Apple is providing a “developer transition kit” for $500 that will include a Mac mini with an Apple system-on-chip (SoC) inside and desktop specs, including 16GB of memory, a 512GB SSD, and a variety of Mac I/O ports. Developers won’t get to keep this: they’ll need to ship this back after they’re done, Apple said
“This transition will also establish a common architecture across all Apple products, making it far easier for developers to write and optimize their apps for the entire ecosystem,” Apple said at its annual WWDC event, adding: “The transition to Apple silicon represents the biggest leap ever for the Mac.”
The company said that macOS Big Sur, the operating system’s biggest update in more than a decade “includes technologies that will ensure a smooth and seamless transition to Apple silicon”, promising access to documentation, beta versions of macOS Big Sur and its latest integrated development environment Xcode 12, as well as the “limited” use of a Developer Transition Kit (DTK).
(Arm’s and Intel’s ISAs differ significantly and require different ways of writing applications. Critics say that Arm’s documentation remains something of a hot mess, with few go-to hubs as handy as Intel’s Intrinsics Guide website: an interactive reference tool that allows developers to work with Intel chips without the need to write assembly code: it’s arguably too early to get much substantial third-party feedback on Apple’s own Mac documentation).
“From the beginning, the Mac has always embraced big changes to stay at the forefront of personal computing. Today we’re announcing our transition to Apple silicon, making this a historic day for the Mac,” said Tim Cook, Apple’s CEO. “With its powerful features and industry-leading performance, Apple silicon will make the Mac stronger and more capable than ever.”
“In macOS Big Sur, Apple is offering a range of technologies to make the transition to Apple silicon smooth and seamless.” the company said, adding that with native compilers, editors, and debugging tools built into xcode12, “most developers will be able to get their apps running in a matter of days.”
CCS Insight analyst Geoff Blaber said: “Apple has made enormous investments in Arm chip design and it’s logical that it extends that capability beyond the iPhone and iPad. Its motivations for doing so include reducing its dependence on Intel, maximizing its silicon investment, boosting performance, and giving itself more flexibility and agility when it comes to future products.”
“Microsoft’s experience with Windows is the blueprint for the potential and the pitfalls of introducing Arm chips to PCs.
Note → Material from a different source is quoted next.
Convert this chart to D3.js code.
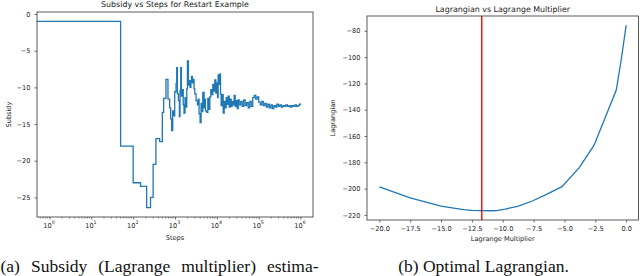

“The advantages of cost, flexibility and power consumption are clear. But the practical reality of recompiling apps as a stepping stone will take time. Apple can make Final Cut Pro and iWork run seamlessly, but guaranteeing that a myriad of plug-ins behave is another matter.”
He added: “Despite the challenges, embracing Arm and making hardware more consistent across the iPhone, iPad and Mac ranges is a strategic necessity. Microsoft tried to force a similar move prematurely with Windows RT, although its tight collaboration with Qualcomm is now bearing fruit.
“Apple’s vertical integration should make this an easier undertaking despite inevitable bumps along the road.”